The Vergennes craftsman secured funding from the Freeman Foundation (formerly based in Stowe and the earliest supporter of Brooks’s work in Japan). Later Tobunken, an arm of the Japanese Ministry of Culture, became involved. The actual boat building for this project was at the Gifu Academy of Forest Science and Culture, where Brooks and his colleagues built a temporary shop outside their woodworking department.
Like many crafts in Japan, boatbuilding is threatened first by a loss of apprentices as generations turned away from crafts due to the country’s meteoric economic rise. Also, the nature of the craft leaves almost no documentation. Most boatbuilders work entirely by memory, using no drawings whatsoever. All dimensions are memorized, along with various patterns that only the boatbuilder knows how to use. Secrecy is central to the craft, Brooks points out.

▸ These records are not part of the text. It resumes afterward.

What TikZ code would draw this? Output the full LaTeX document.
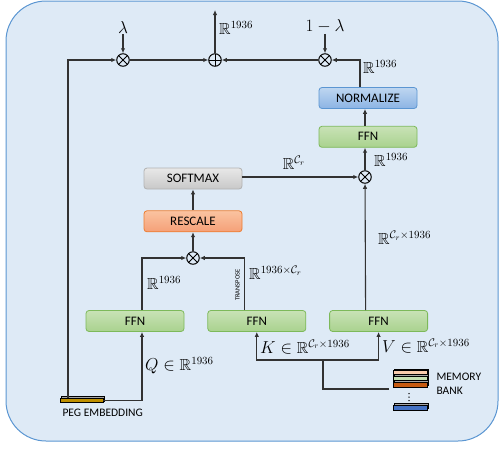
\documentclass[tikz,border=0pt]{standalone}
\usepackage{fontspec}
\setmainfont{Carlito}
\usepackage{amsmath}
\usepackage{amssymb}
\usepackage{xcolor}
\usetikzlibrary{arrows.meta,positioning,shadows}
\definecolor{bgfill}{RGB}{222,234,246}
\definecolor{bgborder}{RGB}{91,150,210}
\definecolor{linegray}{RGB}{50,50,50}
\definecolor{ffntop}{RGB}{200,226,182}
\definecolor{ffnbot}{RGB}{169,210,142}
\definecolor{ffnborder}{RGB}{125,185,90}
\definecolor{normtop}{RGB}{190,214,240}
\definecolor{normbot}{RGB}{140,180,228}
\definecolor{softtop}{RGB}{232,232,232}
\definecolor{softbot}{RGB}{200,200,200}
\definecolor{resctop}{RGB}{250,195,160}
\definecolor{rescbot}{RGB}{245,160,120}
\definecolor{rescborder}{RGB}{237,125,49}
\definecolor{pegyellow}{RGB}{191,144,0}
\definecolor{peach}{RGB}{248,203,173}
\definecolor{lightgreen}{RGB}{197,224,180}
\definecolor{darkorange}{RGB}{197,90,17}
\definecolor{barblue}{RGB}{68,114,196}

\begin{document}
\begin{tikzpicture}[x=1pt, y=-1pt, font=\fontsize{11.5}{14}\selectfont,
box/.style={draw, rounded corners=3pt, minimum width=98pt, minimum height=21pt, align=center, line width=0.8pt, font=\fontsize{13}{15}\selectfont},
ffn/.style={box, draw=ffnborder, top color=ffntop, bottom color=ffnbot},
norm/.style={box, draw=bgborder, top color=normtop, bottom color=normbot},
soft/.style={box, draw=gray!60, top color=softtop, bottom color=softbot},
resc/.style={box, draw=rescborder, top color=resctop, bottom color=rescbot},
arrow/.style={-{Latex[length=5pt,width=4.5pt]}, line width=1.1pt, draw=linegray},
line/.style={line width=1.1pt, draw=linegray},
mul/.style={circle, draw=black, line width=1pt, minimum size=12.5pt, inner sep=0pt,
  path picture={\draw[line width=1pt] (path picture bounding box.north west) -- (path picture bounding box.south east)
  (path picture bounding box.north east) -- (path picture bounding box.south west);}},
add/.style={circle, draw=black, line width=1pt, minimum size=12.5pt, inner sep=0pt,
  path picture={\draw[line width=1pt] (path picture bounding box.north) -- (path picture bounding box.south)
  (path picture bounding box.east) -- (path picture bounding box.west);}},
math/.style={font=\fontsize{16}{18}\selectfont, inner sep=1pt},
bar/.style={draw=black, line width=0.6pt, minimum width=34pt, minimum height=5pt, inner sep=0pt,
  copy shadow={shadow xshift=1.2pt, shadow yshift=1.5pt, fill=gray!70}}]
\useasboundingbox (0,0) rectangle (500,448);
\draw[draw=bgborder, fill=bgfill, line width=1pt, rounded corners=40pt] (6,1) rectangle (498,441);
% operators
\node[mul] (mull) at (123,60) {};
\node[add] (sum) at (215,60) {};
\node[mul] (mulr) at (325,60) {};
\node[mul] (mulv) at (365,177) {};
\node[mul] (mulq) at (193,258) {};
\coordinate (out) at (215,10);
% boxes
\node[norm] (norm) at (368,98) {NORMALIZE};
\node[ffn, below=17pt of norm] (ffnt) {FFN};
\node[soft] (soft) at (193,178.5) {SOFTMAX};
\node[resc, below=21pt of soft] (resc) {RESCALE};
\node[ffn] (ffnq) at (135,321) {FFN};
\node[ffn, right=23pt of ffnq] (ffnk) {FFN};
\node[ffn, right=23pt of ffnk] (ffnv) {FFN};
% inputs
\node[bar, fill=pegyellow, minimum width=43pt, minimum height=4.5pt] (peg) at (81.5,400.5) {};
\node[anchor=west] (pegtxt) at (59,413) {PEG EMBEDDING};
\node[bar, fill=peach] (mem1) at (410,373) {};
\node[bar, fill=lightgreen] (mem2) at (410,378.5) {};
\node[bar, fill=darkorange] (mem3) at (410,384.5) {};
\foreach \y in {393.5,397,400.5} \fill[black] (409,\y) circle (0.75pt);
\node[bar, fill=barblue] (memn) at (410,407.5) {};
\node[anchor=west, align=left] (memtxt) at (433,384) {MEMORY\\BANK};
\coordinate (split) at (323,360);
\coordinate (bank) at (389,389);
% labels
\node[math] (lam) at (123,27) {$\lambda$};
\node[math] (oneml) at (325,26) {$1-\lambda$};
\node[math, anchor=west] (rout) at (218,28) {$\mathbb{R}^{1936}$};
\node[math, anchor=west] (rnorm) at (362,67) {$\mathbb{R}^{1936}$};
\node[math, anchor=west] (rffnt) at (373,160) {$\mathbb{R}^{1936}$};
\node[math] (rsoft) at (294,163) {$\mathbb{R}^{\mathcal{C}_r}$};
\node[math, anchor=west] (rval) at (377,238) {$\mathbb{R}^{\mathcal{C}_r\times 1936}$};
\node[math, anchor=west] (rquery) at (146,283) {$\mathbb{R}^{1936}$};
\node[math, anchor=west] (rkey) at (248,273) {$\mathbb{R}^{1936\times\mathcal{C}_r}$};
\node[font=\fontsize{6.5}{7}\selectfont, rotate=90, inner sep=0pt] (transp) at (237.5,285) {TRANSPOSE};
\node[math, anchor=west] (qin) at (144,366) {$Q\in\mathbb{R}^{1936}$};
\node[math, anchor=west] (kin) at (259,347) {$K\in\mathbb{R}^{\mathcal{C}_r\times 1936}$};
\node[math, anchor=west] (vin) at (381,346) {$V\in\mathbb{R}^{\mathcal{C}_r\times 1936}$};
% connectors
\draw[arrow] (lam) -- (mull);
\draw[arrow] (oneml) -- (mulr);
\draw[arrow] ([xshift=-13.5pt]peg.north) |- (mull);
\draw[arrow] (mull) -- (sum);
\draw[arrow] (mulr) -- (sum);
\draw[arrow] (sum) -- (out);
\draw[arrow] ([xshift=-8pt]norm.north) |- (mulr);
\draw[arrow] (mulv |- ffnt.north) -- (mulv |- norm.south);
\draw[arrow] (mulv) -- (mulv |- ffnt.south);
\draw[arrow] (soft.east |- mulv) -- (mulv);
\draw[arrow] (resc) -- (soft);
\draw[arrow] (mulq) -- (resc);
\draw[arrow] ([xshift=7pt]ffnq.north) |- (mulq);
\draw[arrow] ([xshift=-12pt]ffnk.north) |- (mulq);
\draw[arrow] ([xshift=-13pt]ffnv.north) -- (mulv);
\draw[arrow] (peg.east) -| ([xshift=7pt]ffnq.south);
\draw[line] (bank) -| (split);
\draw[arrow] (split) -| (ffnk.south);
\draw[arrow] (split) -| (ffnv.south);
\end{tikzpicture}
\end{document}
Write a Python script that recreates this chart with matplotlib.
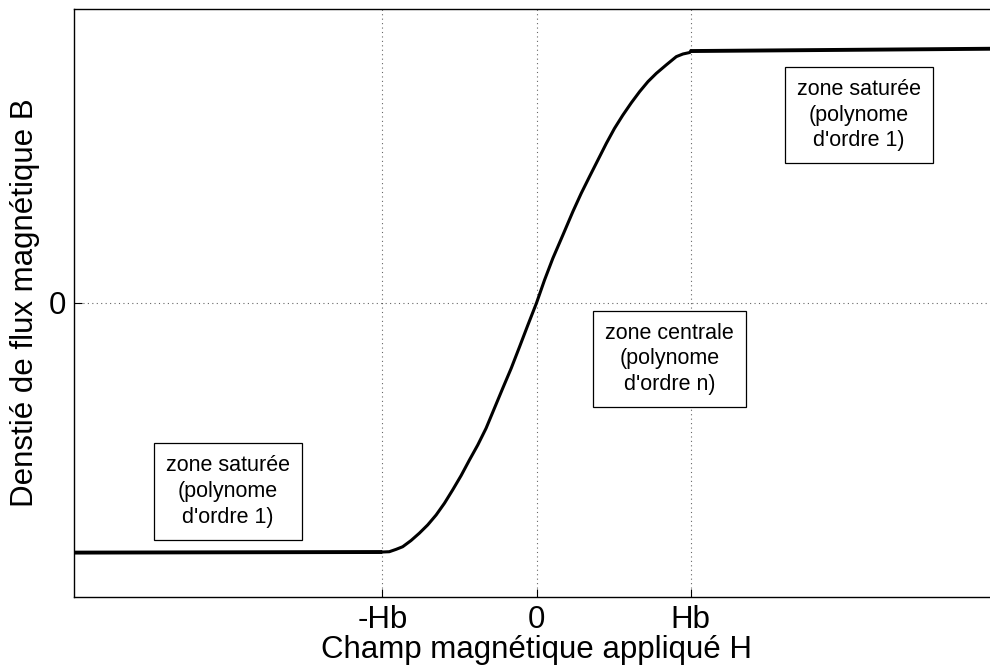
import numpy as np
import matplotlib.pyplot as plt

plt.rcParams['font.family'] = ['Liberation Sans', 'DejaVu Sans']

# --- données (H en unités de Hb, B normalisé) ---
H_sat_bas = [-3.0, -1.0]
B_sat_bas = [-0.849, -0.847]

H_centre = [-1.0, -0.955, -0.911, -0.868, -0.814, -0.760, -0.706, -0.651, -0.597,
            -0.544, -0.489, -0.435, -0.381, -0.327, -0.273, -0.219, -0.164, -0.110,
            -0.056, 0.0, 0.052, 0.106, 0.171, 0.236, 0.290, 0.344, 0.398, 0.453,
            0.506, 0.560, 0.615, 0.669, 0.723, 0.777, 0.842, 0.907, 0.950, 0.994, 1.0]
B_centre = [-0.847, -0.846, -0.838, -0.829, -0.808, -0.783, -0.755, -0.721, -0.681,
            -0.636, -0.587, -0.534, -0.483, -0.426, -0.358, -0.290, -0.222, -0.149,
            -0.075, 0.0, 0.078, 0.152, 0.231, 0.311, 0.373, 0.430, 0.486, 0.543,
            0.594, 0.639, 0.681, 0.719, 0.753, 0.781, 0.810, 0.838, 0.847, 0.852, 0.857]

H_sat_haut = [1.0, 3.0]
B_sat_haut = [0.857, 0.865]

xticks = [-1, 0, 1]
xtick_labels = ['-Hb', '0', 'Hb']
yticks = [0]
ytick_labels = ['0']

zones = ['zone saturée\n(polynome\nd\'ordre 1)',
         'zone centrale\n(polynome\nd\'ordre n)',
         'zone saturée\n(polynome\nd\'ordre 1)']
zones_H = [-2.0, 0.864, 2.09]
zones_B = [-0.641, -0.19, 0.639]

# --- figure ---
fig = plt.figure(figsize=(9.9, 6.7), dpi=100)
ax = fig.add_axes([74 / 990, 73 / 670, 925 / 990, 588 / 670])

ax.plot(H_sat_bas, B_sat_bas, 'k-', lw=2.8, solid_capstyle='butt')
ax.plot(H_centre, B_centre, 'k-', lw=2.2, solid_joinstyle='round')
ax.plot(H_sat_haut, B_sat_haut, 'k-', lw=2.8, solid_capstyle='butt')

ax.set_xlim(-3, 3)
ax.set_ylim(-1, 1)
ax.set_xticks(xticks)
ax.set_xticklabels(xtick_labels)
ax.set_yticks(yticks)
ax.set_yticklabels(ytick_labels)
ax.tick_params(direction='in', length=6, width=0.8, labelsize=22.5, pad=6)

ax.grid(True, color='k', linestyle=(0, (1, 3)), linewidth=0.8, alpha=0.6)
for s in ax.spines.values():
    s.set_linewidth(1.0)

ax.set_xlabel('Champ magnétique appliqué H', fontsize=22.5, labelpad=0)
ax.set_ylabel('Denstié de flux magnétique B', fontsize=22.5, labelpad=6)

for txt, h, b in zip(zones, zones_H, zones_B):
    ax.text(h, b, txt, ha='center', va='center', fontsize=15.5, linespacing=1.3,
            bbox=dict(boxstyle='square,pad=0.55', fc='white', ec='k', lw=0.9))

fig.savefig('out.png', dpi=100)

“My work is challenging because I must first fulfill the duties of the apprentice, but also make sure to record, transcribe, photograph, and sketch all the myriad details and information pertinent to building the boat,” he said. “My goal is to create a publication containing all the information necessary to build this particular boat (which includes drawings).
“The Cormorant Fishing Boat” records the design secrets and techniques of Brooks’s teachers, which in the past would have been carried forward by apprentices of old who carried on their masters’ work.
“My goal has been to document the processes and publish the results,” Brooks said. “I also actively teach, involving Japanese apprentices in various boatbuilding exhibitions I have done in Japan for museums and arts organizations, and leading students here in both university and craft school boatbuilding classes.
Brooks has taught Japanese boat-building classes four times in Middlebury College, as well as at Bates College, University of Illinois and Deep Springs College. In January he will teach in the graduate program at Harvard University’s Reischauer Center for Japanese Studies. He has lectured on his work throughout Vermont through the Vermont Humanities Council’s Speakers Bureau series.
“The Cormorant Fishing Boat” is the first in a planned series to be published by Floating World Editions of Monroe, Conn. Each title in the series will detail the construction of a particular Japanese boat type.
Floating World published Brooks’s most ambitious book to date, the beautiful 2015 work “Japanese Wooden Boatbuilding,” which chronicled his first five apprenticeships in Japan and is the first comprehensive survey of the craft.